The brilliant idea of here is that all paths within a project can be specified relative to your current working directory, which is here().

Note: As the R package lubridate also contains a (deprecated) function named here() (see Chapter 10: Time), we are using here::here() here to explicate that we want to use the function from the here package.

### 6.1.4 Data used

In this chapter, we will use a variety of data files. As many of them are stored in non-standard formats, they are not included in the ds4psy package, but stored on a web server (at http://rpository.com). Below, we will illustrate how they can be imported directly from their online source. Alternatively, you can use a web browser to download the files to a directory on your computer (e.g., in a sub-directory called data) and import them from there.

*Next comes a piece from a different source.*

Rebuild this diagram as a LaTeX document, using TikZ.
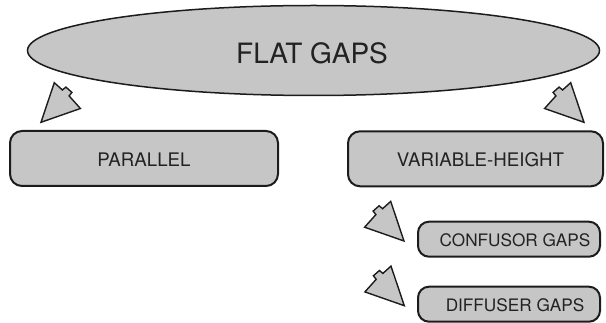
\documentclass[tikz,border=0pt]{standalone}
\usepackage{fontspec}
\setmainfont{TeX Gyre Heros}
\usetikzlibrary{shapes.geometric}

\definecolor{shapefill}{HTML}{C6C6C6}
\definecolor{outline}{HTML}{1C1C1C}
\definecolor{labelink}{HTML}{222222}

\tikzset{
  topoval/.style={ellipse, draw=outline, fill=shapefill, line width=1.5pt,
    minimum width=572pt, minimum height=90pt, inner sep=0pt},
  levelbox/.style={rectangle, rounded corners=12pt, draw=outline, fill=shapefill,
    line width=2pt, inner sep=0pt},
  bigbox/.style={levelbox, minimum height=55pt},
  smallbox/.style={levelbox, rounded corners=11pt, minimum height=35pt},
  boxtext/.style={anchor=base, text=labelink, inner sep=0pt},
  arrowshape/.style={draw=outline, fill=shapefill, line width=1.4pt, line join=miter},
  % block arrow with a small stepped tail; origin is the tip
  blockarrow/.pic={
    \draw[arrowshape] (0,0) -- (-13.3,-39.6) -- (-21.4,-32.3) -- (-24.9,-35.2)
      -- (-30.9,-29.9) -- (-28.1,-26.4) -- (-39.4,-13.8) -- cycle;
  }
}

\begin{document}
\begin{tikzpicture}[x=1pt, y=-1pt]
  \useasboundingbox (0,0) rectangle (606,323);

  % top level
  \node[topoval] (flat) at (313.5,50.5) {};
  \node[boxtext, font=\fontsize{28}{32}\selectfont] (flattext) at (312,63.3) {FLAT GAPS};

  % second level
  \node[bigbox, minimum width=268pt] (parallel) at (144,158.5) {};
  \node[boxtext, font=\fontsize{18.7}{22}\selectfont] (paralleltext) at (144,166.7) {PARALLEL};

  \node[bigbox, minimum width=255pt] (variable) at (475.5,158.8) {};
  \node[boxtext, font=\fontsize{18.7}{22}\selectfont] (variabletext) at (480.5,166.7) {VARIABLE-HEIGHT};

  % third level
  \node[smallbox, minimum width=182pt] (confusor) at (509,239.2) {};
  \node[boxtext, font=\fontsize{17.2}{20}\selectfont] (confusortext) at (515,246.7) {CONFUSOR GAPS};

  \node[smallbox, minimum width=182pt] (diffuser) at (509,304.2) {};
  \node[boxtext, font=\fontsize{17.2}{20}\selectfont] (diffusertext) at (515,311.7) {DIFFUSER GAPS};

  % arrow tips
  \coordinate (tipparallel) at (41,122.3);
  \coordinate (tipvariable) at (584,122.3);
  \coordinate (tipconfusor) at (404,241);
  \coordinate (tipdiffuser) at (404.3,305.7);

  % block arrows
  \pic[xscale=-1] at (tipparallel) {blockarrow};
  \pic at (tipvariable) {blockarrow};
  \pic at (tipconfusor) {blockarrow};
  \pic at (tipdiffuser) {blockarrow};
\end{tikzpicture}
\end{document}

This chapter formerly assumed that you have read and worked through Chapter 11: Import data of the r4ds textbook (Wickham & Grolemund, 2017). It now can be read by itself, but reading Chapter 11: Import data of r4ds is still recommended.

Please do the following to get started:

• Create an R Markdown (.Rmd) document (for instructions, see Appendix E and the templates linked in Section E.2).

• Structure your document by inserting headings and empty lines between different parts. Here’s an example how your initial file could look:

---
title: "Chapter 6: Importing data"
date: "2020 May 25"
output: html_document
---

Add text or code chunks here.

# Exercises (06: Importing data)

## Exercise 1

## Exercise 2

etc.

<!-- The end (eof). -->
• Create an initial code chunk below the header of your .Rmd file that loads the R packages of the tidyverse (and see Section E.3.3 if you want to get rid of the messages and warnings of this chunk in your HTML output).

• Save your file (e.g., as 06_import.Rmd in the R folder of your current project) and remember saving and knitting it regularly as you keep adding content to it.